Records provided:
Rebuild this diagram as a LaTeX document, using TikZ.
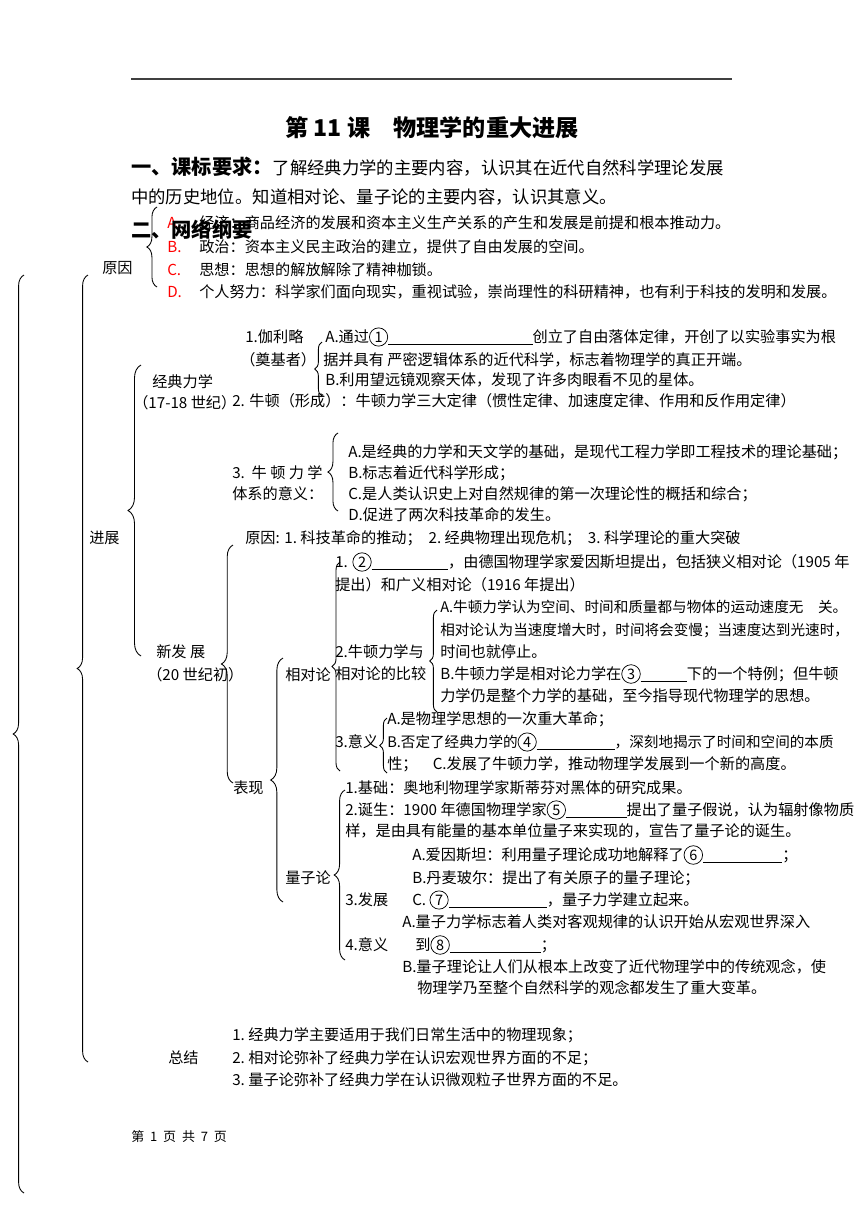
\documentclass[tikz,border=0pt]{standalone}
\usepackage{fontspec}
\setmainfont{Noto Sans CJK SC}
\usepackage{tikz}
\usetikzlibrary{positioning,decorations.pathreplacing}
\newcommand{\blank}[1]{\underline{\hspace{#1}}}
\newcommand{\cn}[1]{\tikz[baseline=(cn.base)]\node[circle, draw, line width=0.5pt, inner sep=1.3pt,
  minimum size=11pt, anchor=center, font=\fontsize{10pt}{11pt}\selectfont] (cn) {#1};}
\tikzset{
  txt/.style     = {anchor=west, inner sep=0pt, font=\fontsize{10.5pt}{12pt}\selectfont},
  tight/.style   = {txt, font=\fontsize{10.1pt}{12pt}\selectfont},
  redno/.style   = {txt, text=red},
  head/.style    = {anchor=west, inner sep=0pt, font=\fontsize{14pt}{16pt}\selectfont\bfseries},
  big/.style     = {anchor=west, inner sep=0pt, font=\fontsize{12pt}{14pt}\selectfont},
  brc/.style     = {decorate, decoration={brace, amplitude=#1}, line width=0.6pt, black},
  brc/.default   = 7.5pt,
}

\begin{document}
\begin{tikzpicture}[x=0.692pt, y=-0.692pt]
  \useasboundingbox (0,0) rectangle (860,1216);
  \fill[white] (0,0) rectangle (860,1216);

  % page head
  \coordinate (ruleL) at (131,79); \coordinate (ruleR) at (732,79);
  \draw[line width=1.1pt, black!75] (ruleL) -- (ruleR);
  \node[inner sep=0pt, font=\fontsize{16pt}{18pt}\selectfont\bfseries] (title) at (432,128)
       {第 11 课\quad 物理学的重大进展};
  \node[head] (req1) at (131,167)
       {一、课标要求：\mdseries\fontsize{12pt}{14pt}\selectfont 了解经典力学的主要内容，认识其在近代自然科学理论发展};
  \node[big] (req2) at (131,197) {中的历史地位。知道相对论、量子论的主要内容，认识其意义。};

  % 原因
  \node[redno] (yA) at (167,223) {A.};
  \node[txt] (yAt) at (199,223) {经济：商品经济的发展和资本主义生产关系的产生和发展是前提和根本推动力。};
  \node[head] (net) at (131,230) {二、网络纲要};
  \node[redno] (yB) at (167,247) {B.};
  \node[txt] (yBt) at (199,247) {政治：资本主义民主政治的建立，提供了自由发展的空间。};
  \node[redno] (yC) at (167,270) {C.};
  \node[txt] (yCt) at (199,270) {思想：思想的解放解除了精神枷锁。};
  \node[redno] (yD) at (167,292) {D.};
  \node[txt] (yDt) at (199,292) {个人努力：科学家们面向现实，重视试验，崇尚理性的科研精神，也有利于科技的发明和发展。};

  \node[txt] (lbYY) at (102,268) {原因};
  \node[txt] (lbJZ) at (89,538) {进展};
  \node[txt] (lbZJ) at (168,1058) {总结};

  % 经典力学
  \node[txt] (jd1) at (152,382) {经典力学};
  \node[txt] (jd2) at (133,403) {（17-18 世纪）};
  \node[txt] (gl1) at (245,337) {1.伽利略};
  \node[txt] (gl2) at (240,360) {（奠基者）};
  \node[txt] (glA1) at (325,337) {A.通过\cn{1}\blank{100pt}创立了自由落体定律，开创了以实验事实为根};
  \node[txt] (glA2) at (323,360) {据并具有 严密逻辑体系的近代科学，标志着物理学的真正开端。};
  \node[txt] (glB) at (325,380) {B.利用望远镜观察天体，发现了许多肉眼看不见的星体。};
  \node[txt] (nd2) at (232,401) {2. 牛顿（形成）：牛顿力学三大定律（惯性定律、加速度定律、作用和反作用定律）};
  \node[txt] (nd3a) at (232,473) {3.\ \ 牛\ 顿\ 力\ 学};
  \node[txt] (nd3b) at (232,494) {体系的意义：};
  \node[txt] (ndA) at (348,452) {A.是经典的力学和天文学的基础，是现代工程力学即工程技术的理论基础；};
  \node[txt] (ndB) at (348,473) {B.标志着近代科学形成；};
  \node[txt] (ndC) at (348,494) {C.是人类认识史上对自然规律的第一次理论性的概括和综合；};
  \node[txt] (ndD) at (348,515) {D.促进了两次科技革命的发生。};

  % 新发展
  \node[txt] (xf1) at (156,652) {新发 展};
  \node[txt] (xf2) at (147,675) {（20 世纪初）};
  \node[txt] (xyy) at (245,538) {原因: 1.\ 科技革命的推动；\ \ 2.\ 经典物理出现危机；\ \ 3.\ 科学理论的重大突破};
  \node[txt] (bx) at (233,788) {表现};
  \node[txt] (xdl) at (285,675) {相对论};
  \node[txt] (lzl) at (285,878) {量子论};

  \node[txt] (x1a) at (335,562) {1. \cn{2}\blank{53pt}，由德国物理学家爱因斯坦提出，包括狭义相对论（1905 年};
  \node[txt] (x1b) at (335,585) {提出）和广义相对论（1916 年提出）};
  \node[tight] (x2A1) at (440,607) {A.牛顿力学认为空间、时间和质量都与物体的运动速度无　关。};
  \node[tight] (x2A2) at (440,630) {相对论认为当速度增大时，时间将会变慢；当速度达到光速时，};
  \node[txt] (x2A3) at (440,652) {时间也就停止。};
  \node[txt] (x2a) at (335,652) {2.牛顿力学与};
  \node[txt] (x2b) at (335,674) {相对论的比较};
  \node[txt] (x2B1) at (440,674) {B.牛顿力学是相对论力学在\cn{3}\blank{32pt}下的一个特例；但牛顿};
  \node[txt] (x2B2) at (440,696) {力学仍是整个力学的基础，至今指导现代物理学的思想。};
  \node[txt] (x3A) at (387,719) {A.是物理学思想的一次重大革命；};
  \node[txt] (x3) at (335,742) {3.意义};
  \node[tight] (x3B) at (387,742) {B.否定了经典力学的\cn{4}\blank{54pt}，深刻地揭示了时间和空间的本质};
  \node[txt] (x3C) at (387,764) {性；　C.发展了牛顿力学，推动物理学发展到一个新的高度。};

  \node[txt] (q1) at (345,788) {1.基础：奥地利物理学家斯蒂芬对黑体的研究成果。};
  \node[txt] (q2a) at (345,810) {2.诞生：1900 年德国物理学家\cn{5}\blank{42pt}提出了量子假说，认为辐射像物质};
  \node[txt] (q2b) at (345,831) {样，是由具有能量的基本单位量子来实现的，宣告了量子论的诞生。};
  \node[txt] (q3A) at (412,855) {A.爱因斯坦：利用量子理论成功地解释了\cn{6}\blank{55pt}；};
  \node[txt] (q3B) at (412,878) {B.丹麦玻尔：提出了有关原子的量子理论；};
  \node[txt] (q3) at (345,900) {3.发展};
  \node[txt] (q3C) at (412,900) {C. \cn{7}\blank{68pt}，量子力学建立起来。};
  \node[txt] (q4A) at (402,922) {A.量子力学标志着人类对客观规律的认识开始从宏观世界深入};
  \node[txt] (q4) at (345,945) {4.意义};
  \node[txt] (q4x) at (415,945) {到\cn{8}\blank{63pt}；};
  \node[txt] (q4B1) at (402,967) {B.量子理论让人们从根本上改变了近代物理学中的传统观念，使};
  \node[txt] (q4B2) at (417,988) {物理学乃至整个自然科学的观念都发生了重大变革。};

  % 总结
  \node[txt] (zj1) at (232,1035) {1.\ 经典力学主要适用于我们日常生活中的物理现象；};
  \node[txt] (zj2) at (232,1058) {2.\ 相对论弥补了经典力学在认识宏观世界方面的不足；};
  \node[txt] (zj3) at (232,1080) {3.\ 量子论弥补了经典力学在认识微观粒子世界方面的不足。};

  \node[txt, font=\fontsize{9pt}{10pt}\selectfont] (foot) at (131,1137)
       {第\hspace{0.45em}1\hspace{0.45em}页\hspace{0.45em}共\hspace{0.45em}7\hspace{0.45em}页};

  % braces
  \coordinate (allT) at (24,275);   \coordinate (allB) at (24,1193);
  \coordinate (lv1T) at (88,275);   \coordinate (lv1B) at (88,1062);
  \coordinate (yyT) at (157,207);   \coordinate (yyB) at (157,287);
  \coordinate (jzT) at (141,365);   \coordinate (jzB) at (141,656);
  \coordinate (glT) at (322,342);   \coordinate (glB2) at (322,396);
  \coordinate (ndT) at (338,433);   \coordinate (ndB2) at (338,511);
  \coordinate (xfT) at (233,545);   \coordinate (xfB) at (233,783);
  \coordinate (bxT) at (283,658);   \coordinate (bxB) at (283,902);
  \coordinate (xdT) at (340,562);   \coordinate (xdB) at (340,771);
  \coordinate (bjT) at (437,610);   \coordinate (bjB) at (437,712);
  \coordinate (yiT) at (387,718);   \coordinate (yiB) at (387,773);
  \coordinate (lzT) at (345,790);   \coordinate (lzB) at (345,960);

  \draw[brc=7.5pt] (allB) -- (allT);
  \draw[brc=7.5pt] (lv1B) -- (lv1T);
  \draw[brc=7pt] (yyB) -- (yyT);
  \draw[brc=9pt] (jzB) -- (jzT);
  \draw[brc=5pt] (glB2) -- (glT);
  \draw[brc=7pt] (ndB2) -- (ndT);
  \draw[brc=8pt] (xfB) -- (xfT);
  \draw[brc=8.5pt] (bxB) -- (bxT);
  \draw[brc=5.5pt] (xdB) -- (xdT);
  \draw[brc=5pt] (bjB) -- (bjT);
  \draw[brc=5pt] (yiB) -- (yiT);
  \draw[brc=7.5pt] (lzB) -- (lzT);
\end{tikzpicture}
\end{document}
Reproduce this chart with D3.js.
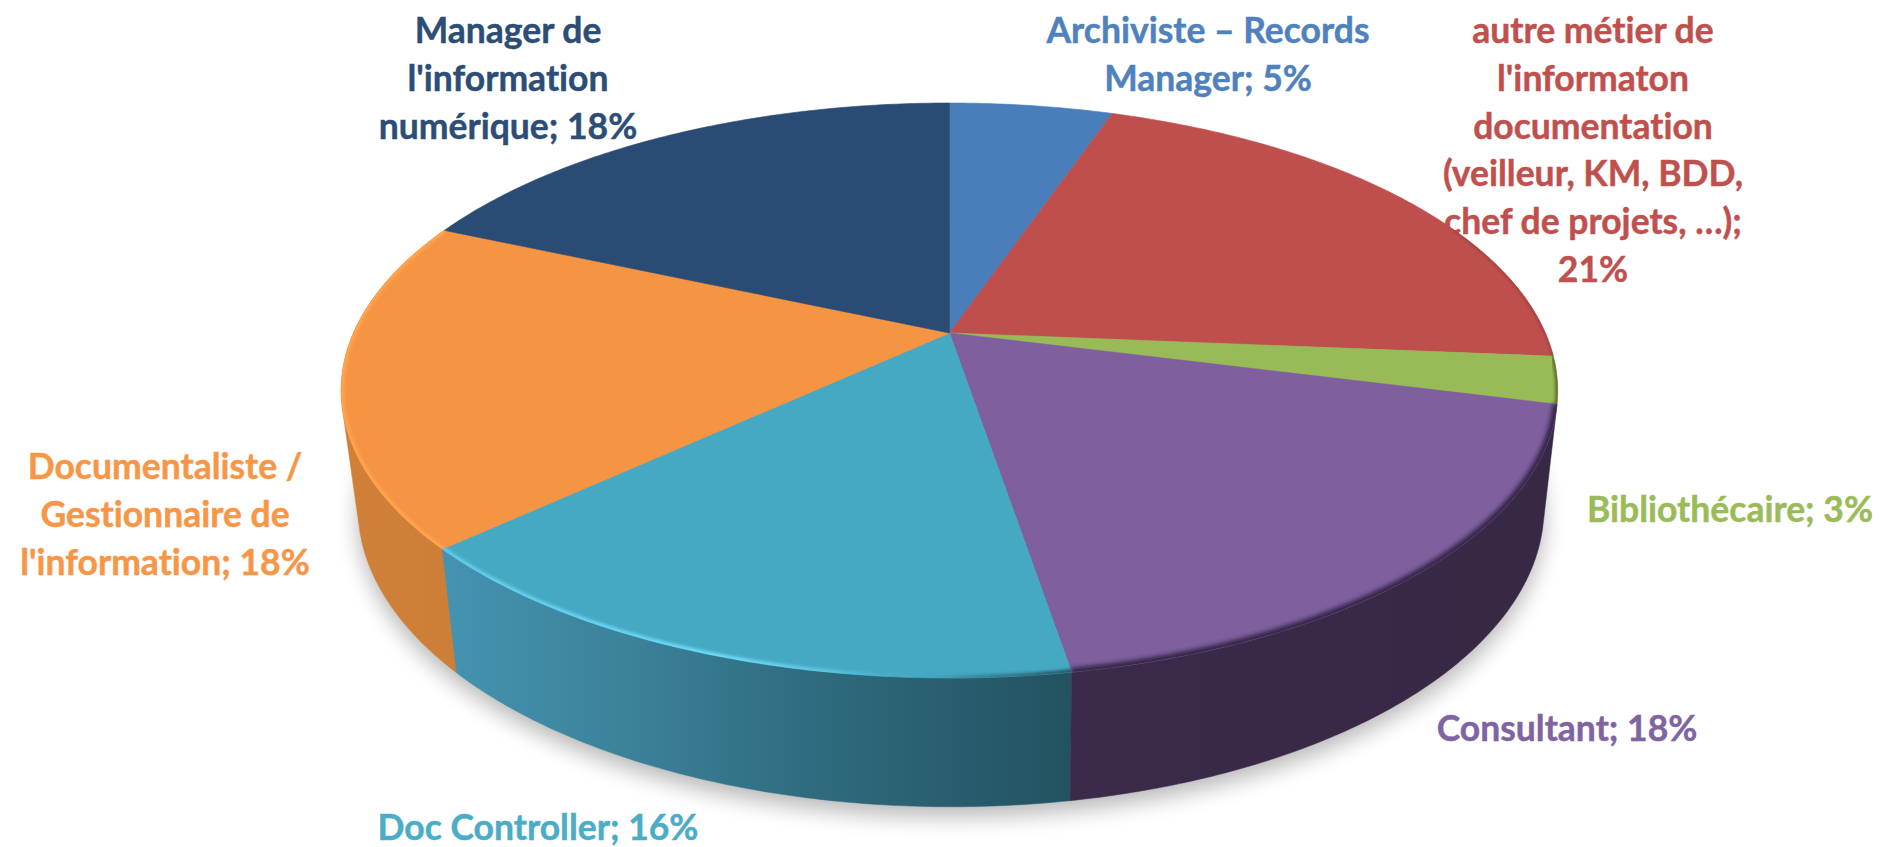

What you are asked to do: From the first line of the entries above down to the line holding "(lbZJ) at (168,1058)", quote each line exactly and nothing else, skipping pictures.

Solution to this exercise:
Rebuild this diagram as a LaTeX document, using TikZ.
\documentclass[tikz,border=0pt]{standalone}
\usepackage{fontspec}
\setmainfont{Noto Sans CJK SC}
\usepackage{tikz}
\usetikzlibrary{positioning,decorations.pathreplacing}
\newcommand{\blank}[1]{\underline{\hspace{#1}}}
\newcommand{\cn}[1]{\tikz[baseline=(cn.base)]\node[circle, draw, line width=0.5pt, inner sep=1.3pt,
  minimum size=11pt, anchor=center, font=\fontsize{10pt}{11pt}\selectfont] (cn) {#1};}
\tikzset{
  txt/.style     = {anchor=west, inner sep=0pt, font=\fontsize{10.5pt}{12pt}\selectfont},
  tight/.style   = {txt, font=\fontsize{10.1pt}{12pt}\selectfont},
  redno/.style   = {txt, text=red},
  head/.style    = {anchor=west, inner sep=0pt, font=\fontsize{14pt}{16pt}\selectfont\bfseries},
  big/.style     = {anchor=west, inner sep=0pt, font=\fontsize{12pt}{14pt}\selectfont},
  brc/.style     = {decorate, decoration={brace, amplitude=#1}, line width=0.6pt, black},
  brc/.default   = 7.5pt,
}

\begin{document}
\begin{tikzpicture}[x=0.692pt, y=-0.692pt]
  \useasboundingbox (0,0) rectangle (860,1216);
  \fill[white] (0,0) rectangle (860,1216);

  % page head
  \coordinate (ruleL) at (131,79); \coordinate (ruleR) at (732,79);
  \draw[line width=1.1pt, black!75] (ruleL) -- (ruleR);
  \node[inner sep=0pt, font=\fontsize{16pt}{18pt}\selectfont\bfseries] (title) at (432,128)
       {第 11 课\quad 物理学的重大进展};
  \node[head] (req1) at (131,167)
       {一、课标要求：\mdseries\fontsize{12pt}{14pt}\selectfont 了解经典力学的主要内容，认识其在近代自然科学理论发展};
  \node[big] (req2) at (131,197) {中的历史地位。知道相对论、量子论的主要内容，认识其意义。};

  % 原因
  \node[redno] (yA) at (167,223) {A.};
  \node[txt] (yAt) at (199,223) {经济：商品经济的发展和资本主义生产关系的产生和发展是前提和根本推动力。};
  \node[head] (net) at (131,230) {二、网络纲要};
  \node[redno] (yB) at (167,247) {B.};
  \node[txt] (yBt) at (199,247) {政治：资本主义民主政治的建立，提供了自由发展的空间。};
  \node[redno] (yC) at (167,270) {C.};
  \node[txt] (yCt) at (199,270) {思想：思想的解放解除了精神枷锁。};
  \node[redno] (yD) at (167,292) {D.};
  \node[txt] (yDt) at (199,292) {个人努力：科学家们面向现实，重视试验，崇尚理性的科研精神，也有利于科技的发明和发展。};

  \node[txt] (lbYY) at (102,268) {原因};
  \node[txt] (lbJZ) at (89,538) {进展};
  \node[txt] (lbZJ) at (168,1058) {总结};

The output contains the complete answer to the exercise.